Multiple studies have also shown that in collectivistic countries, HPWS, which tends to incorporate individualised pay-for-performance schemes, are actually beneficial for employee performance. Employees in high power distance cultures also respond positively to more egalitarian practices like employee opportunities to voice their opinions and participate in decision-making – despite the prevalent acceptance of unequal power distribution in these cultures. 

What this means in practice: The lesson here is that lack of cultural fit does not automatically mean failure. In fact, sometimes employees might welcome your counter-cultural approach. If you’ve spotted elements of your work initiative that seem to conflict with the employees’ culture, ask yourself whether these elements might in fact offer something that employees would value – like a solution to a long-standing problem or permission for them to explore new ways of doing things. 

Multiculturalism 

We’ve been talking about employees as if they all have the same cultural background, to which you respond with universal, congruent, or incongruent strategies. But increasingly, people are working in culturally diverse teams, with employees from different backgrounds working side-by-side. What should you do when there are clear cultural differences among your employees? 
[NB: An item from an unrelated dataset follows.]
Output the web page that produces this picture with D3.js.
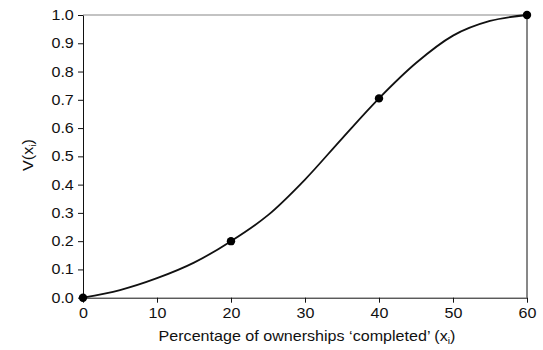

Research has shown that one key to success for multicultural teams is in communication. When leaders help to prevent communication breakdowns and help team members to share knowledge, culturally diverse teams can perform equally or better than culturally homogenous teams. Similarly, leaders with wide-ranging cultural experiences tend to be effective communicators, which in turn contributes to team performance; this positive impact of leadership on performance is particularly strong when teams are culturally diverse. Finally, one study found that when team leaders proactively get their team to work together toward a shared goal, team members make an effort to communicate in a way that others on the team would understand. Again, the impact of leadership on communication among the team was stronger among teams that were more culturally diverse. 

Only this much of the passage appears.